また、「毎」は象形文字で本義は氏族社会の中
で、子供を最も多く育てた母親のこと。梅が実を
付けるとき、必ず枝々全てに実を付けていること
から、人々は梅をめでたい樹木と考えた。
約2000年前に著された中国最古の薬物学書
『神農本草経』には、「気を下し、発熱による胸
部煩満を除く、心をやわらげる。

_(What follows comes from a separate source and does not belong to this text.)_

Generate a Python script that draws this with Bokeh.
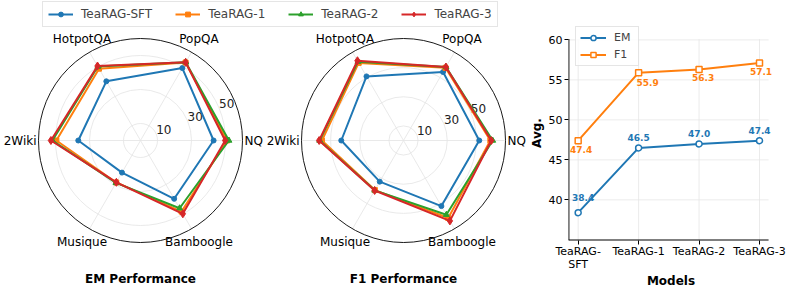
import numpy as np
from bokeh.plotting import figure
from bokeh.models import Range1d, Legend, LegendItem, FixedTicker
from bokeh.layouts import row
from bokeh.embed import file_html
from bokeh.resources import INLINE
from bokeh.core.properties import value

# ---------------- data ----------------
categories = ["NQ", "PopQA", "HotpotQA", "2Wiki", "Musique", "Bamboogle"]
series_names = ["TeaRAG-SFT", "TeaRAG-1", "TeaRAG-2", "TeaRAG-3"]

em_sft = [43.0, 49.2, 40.2, 36.6, 21.8, 39.6]
em_r1 = [50.9, 53.0, 48.8, 49.5, 28.5, 48.3]
em_r2 = [52.0, 53.2, 50.2, 51.8, 28.8, 46.0]
em_r3 = [49.8, 53.1, 50.6, 52.7, 28.4, 49.8]

f1_sft = [52.0, 54.3, 50.8, 42.7, 32.6, 52.0]
f1_r1 = [59.6, 57.6, 61.5, 56.0, 39.3, 61.4]
f1_r2 = [61.2, 58.3, 62.5, 57.5, 39.5, 58.8]
f1_r3 = [60.2, 58.2, 63.2, 57.9, 39.6, 63.7]

em_rmax = 60
f1_rmax = 70
radial_ticks = [10, 30, 50]

models = ["TeaRAG-SFT", "TeaRAG-1", "TeaRAG-2", "TeaRAG-3"]
model_tick_labels = ["TeaRAG-\nSFT", "TeaRAG-1", "TeaRAG-2", "TeaRAG-3"]
em_avg = [38.4, 46.5, 47.0, 47.4]
f1_avg = [47.4, 55.9, 56.3, 57.1]
avg_yticks = [40, 45, 50, 55, 60]

# ---------------- style ----------------
FONT = "DejaVu Sans"
colors = ["#1f77b4", "#ff7f0e", "#2ca02c", "#d62728"]
markers = ["circle", "square", "triangle", "diamond"]
msizes = [5, 5, 6, 8]
GRID = "#e3e3e3"
R = 102.0  # radar radius in px
H = 290

W1 = 526
p1 = figure(width=W1, height=H, x_range=Range1d(0, W1), y_range=Range1d(0, H),
            output_backend="svg", toolbar_location=None, min_border=0, title=None,
            x_axis_type=None, y_axis_type=None)
p1.frame_align = False
p1.grid.visible = False
p1.outline_line_color = None


def py(page_y):
    return H - page_y


def draw_radar(p, cx, cy, rmax, series, title):
    n = len(categories)
    scale = R / rmax
    ang = np.deg2rad(np.arange(n) * 360.0 / n)
    p.circle(x=[cx] * len(radial_ticks), y=[cy] * len(radial_ticks),
             radius=[t * scale for t in radial_ticks],
             fill_color=None, line_color=GRID, line_width=0.8)
    p.segment(x0=[cx] * n, y0=[cy] * n, x1=cx + R * np.cos(ang), y1=cy + R * np.sin(ang),
              line_color=GRID, line_width=0.8)
    p.circle(x=[cx], y=[cy], radius=[R], fill_color=None, line_color="black", line_width=0.9)
    a = np.deg2rad(22.5)
    p.text(x=[cx + t * scale * np.cos(a) for t in radial_ticks],
           y=[cy + t * scale * np.sin(a) for t in radial_ticks],
           text=[str(t) for t in radial_ticks], text_align="left", text_baseline="bottom",
           text_font=value(FONT), text_font_size=value("12px"), text_color="#222222")
    for i, c in enumerate(categories):
        ca, sa = np.cos(ang[i]), np.sin(ang[i])
        if abs(sa) < 0.01:
            p.text(x=[cx + (R + 2) * ca], y=[cy], text=[c],
                   text_align="left" if ca > 0 else "right", text_baseline="middle",
                   text_font=value(FONT), text_font_size=value("12px"), text_color="black")
        else:
            p.text(x=[cx + (R + 15) * ca], y=[cy + (R + 15) * sa], text=[c],
                   text_align="center", text_baseline="middle",
                   text_font=value(FONT), text_font_size=value("12px"), text_color="black")
    rends = []
    for vals, col, mk, ms in zip(series, colors, markers, msizes):
        r = np.array(vals) * scale
        xs = cx + r * np.cos(ang)
        ys = cy + r * np.sin(ang)
        lr = p.line(np.append(xs, xs[0]), np.append(ys, ys[0]), line_color=col, line_width=2)
        sr = p.scatter(xs, ys, marker=mk, size=ms, fill_color=col, line_color=col)
        rends.append((lr, sr))
    p.text(x=[cx], y=[py(278)], text=[title], text_align="center", text_baseline="middle",
           text_font=value(FONT), text_font_size=value("12px"), text_font_style="bold",
           text_color="black")
    return rends


em_rends = draw_radar(p1, 140, py(140), em_rmax, [em_sft, em_r1, em_r2, em_r3], "EM Performance")
f1_rends = draw_radar(p1, 403, py(140), f1_rmax, [f1_sft, f1_r1, f1_r2, f1_r3], "F1 Performance")

items = [LegendItem(label=nm, renderers=[em_rends[i][0], em_rends[i][1]])
         for i, nm in enumerate(series_names)]
leg1 = Legend(items=items, orientation="horizontal", location=(42, py(27)),
              glyph_width=25, glyph_height=12, label_height=12, label_standoff=8,
              spacing=23, padding=5, margin=0,
              label_text_font=FONT, label_text_font_size="12px",
              border_line_color="#cccccc", border_line_width=1,
              background_fill_alpha=0.8)
p1.add_layout(leg1)

# ---------------- line chart ----------------
W2 = 793 - W1
x_lo, x_axes_hi, x_frame_hi = -0.16, 3.15, 3.2315
y_lo, y_axes_top, y_frame_top = 34.92, 60.1, 61.8
p2 = figure(width=W2, height=H, x_range=Range1d(x_lo, x_frame_hi), y_range=Range1d(y_lo, y_frame_top),
            output_backend="svg", toolbar_location=None, title=None,
            min_border_left=565 - W1, min_border_right=20, min_border_top=25, min_border_bottom=50)
p2.frame_align = False
p2.outline_line_color = None
xi = list(range(len(models)))

# axes box pieces (matplotlib-like spines and vertical grid that stop at the axes edges)
p2.segment(x0=xi, y0=[y_lo] * len(xi), x1=xi, y1=[y_axes_top] * len(xi),
           line_color="#e6e6e6", line_width=0.8)
p2.segment(x0=[x_lo] * len(avg_yticks), y0=avg_yticks, x1=[x_axes_hi] * len(avg_yticks), y1=avg_yticks,
           line_color="#e6e6e6", line_width=0.8)
p2.segment(x0=[x_lo, x_lo], y0=[y_lo, y_lo], x1=[x_lo, x_axes_hi], y1=[y_axes_top, y_lo],
           line_color="black", line_width=1.8)

l_em = p2.line(xi, em_avg, line_color=colors[0], line_width=2)
s_em = p2.scatter(xi, em_avg, marker="circle", size=6, fill_color="white", line_color=colors[0], line_width=1.5)
l_f1 = p2.line(xi, f1_avg, line_color=colors[1], line_width=2)
s_f1 = p2.scatter(xi, f1_avg, marker="square", size=6, fill_color="white", line_color=colors[1], line_width=1.5)

em_lab_dx = [5, 0, 0, 0]
em_lab_dy = [-15, -10, -10.5, -10.5]
f1_lab_dx = [3, 9, 4, 1.5]
f1_lab_dy = [8.5, 9.5, 8.5, 8.5]
p2.text(x=xi, y=em_avg, text=[f"{v:.1f}" for v in em_avg], x_offset=em_lab_dx, y_offset=em_lab_dy,
        text_align="center", text_baseline="middle", text_font=value(FONT),
        text_font_size=value("9px"), text_font_style="bold", text_color=colors[0])
p2.text(x=xi, y=f1_avg, text=[f"{v:.1f}" for v in f1_avg], x_offset=f1_lab_dx, y_offset=f1_lab_dy,
        text_align="center", text_baseline="middle", text_font=value(FONT),
        text_font_size=value("9px"), text_font_style="bold", text_color=colors[1])

p2.xaxis.ticker = FixedTicker(ticks=xi)
p2.xaxis.major_label_overrides = {i: lbl for i, lbl in enumerate(model_tick_labels)}
p2.yaxis.ticker = FixedTicker(ticks=avg_yticks)
p2.grid.visible = False
for ax in (p2.xaxis, p2.yaxis):
    ax.axis_line_color = None
    ax.major_tick_line_color = "black"
    ax.major_tick_in = 0
    ax.major_tick_out = 4
    ax.minor_tick_line_color = None
    ax.major_label_text_font = FONT
    ax.major_label_text_font_size = "11px"
    ax.major_label_text_color = "black"
    ax.axis_label_text_font = FONT
    ax.axis_label_text_font_size = "12px"
    ax.axis_label_text_font_style = "bold"
    ax.axis_label_text_color = "black"
p2.yaxis.major_label_standoff = 2
p2.yaxis.axis_label_standoff = 2
p2.xaxis.major_label_standoff = 0
p2.xaxis.axis_label_standoff = 0
p2.xaxis.major_label_text_line_height = 1.0
p2.xaxis.axis_label = "Models"
p2.yaxis.axis_label = "Avg."

leg2 = Legend(items=[LegendItem(label="EM", renderers=[l_em, s_em]),
                     LegendItem(label="F1", renderers=[l_f1, s_f1])],
              location=(7, 240 - 66), glyph_width=26, glyph_height=13, label_height=13,
              label_standoff=8, spacing=4, padding=4, margin=0,
              label_text_font=FONT, label_text_font_size="11px",
              border_line_color="#cccccc", border_line_width=1, background_fill_alpha=0.8)
p2.add_layout(leg2)

layout = row(p1, p2, spacing=0)
open("out.html", "w").write(file_html(layout, INLINE))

肢体痛)を治
す」と記されている。
日本には実を薬用にする「烏梅(うばい)」の形
で中国から伝来し、中国語では「ムエイ」のよう
な発音だったものを日本人が「うめ」と誤って
聞き取ったために、「うめ」と呼ばれるように
なったといわれる。
烏梅は青梅を薫製・乾燥したもので、実が烏の
ように真っ黒になることから「烏梅」と呼ばれ、
現在でも漢方薬のひとつになっている。
日本に現存する最古の和歌集「万葉集」
4,500首以上ある和歌の中で梅を詠んだものは
萩に次いで多く、118首もある。
花といえば梅だったほど愛されてきた。
年のはに 春の来らば かくしこそ
梅をかざして 楽しく飲まめ
(毎年春がきたら、こうして梅を髪に挿し、
楽しくお酒を酌み交わしましょう。)
平安時代に書かれた日本最古の医学書『医心方』
の「食養編」には、すでに梅は梅干として登場
し、「味は酸、平、無毒。気を下し、熱と煩懣を
除き、心臓を鎮め、四肢身体の痛みや手足の麻痺
なども治し、皮膚のあれ、萎縮を治すのに用いら
れる。下痢を止め、口の渇きを止める」と記述が
残る。
ときは平安時代。御所の梅の木が枯死したため、
代わりの木を探し求めさせたところ、
歌人・紀貫之の娘の屋敷の梅が名梅であるとして
御所に移植されることとなった。
別れを惜しんだ娘は
「勅なれば いともかしこき 鶯の
宿はと問はば いかが答へむ」
(帝の御命令でございますので、梅の木を贈呈致します。しかし、毎年庭に来て梅の枝に宿る鴬が我が宿は如何したか?と尋ねられたならば、さてどう答えたらよいのでございましょう)という一首を詠んだ。
これが村上天皇の目に留まり、哀れに思った天皇
の命で梅の木は娘の元に戻された。
この逸話の梅を「鶯宿梅(おうしゅくばい)」という。お酒の名前としても有名。
気前がいいことを「大盤振舞」というが、
この語源にも梅がかかわっている。
鎌倉時代の大切な儀式の一つとして、元日より
数日にわたり、有力な御家人が将軍に対し椀飯を
奉る「椀飯振」
献立は椀飯と打鮑・海月・梅干の3品に酢と塩を
添えたもので、折敷に載せて出した。
これが後に「大盤振舞」の語源になった。
梅は武士の時代、戦国時代の戦の際に食べられた
野戦糧食の一つで、栄養を手早く摂取でき携帯し
やすいこと、保存性、手に入りやすさや作りやす
さで重宝された。梅の木が全国に広がったきっか
けといわれる。
秀吉や家康もこよなく愛した梅。
松竹梅の並びから梅のランクが低く思われがち
だが、考えてみると花の最高ランクに位置して
いる。松竹桜でも良かったはずなのに。
気高き梅の姿を心待ちにしている。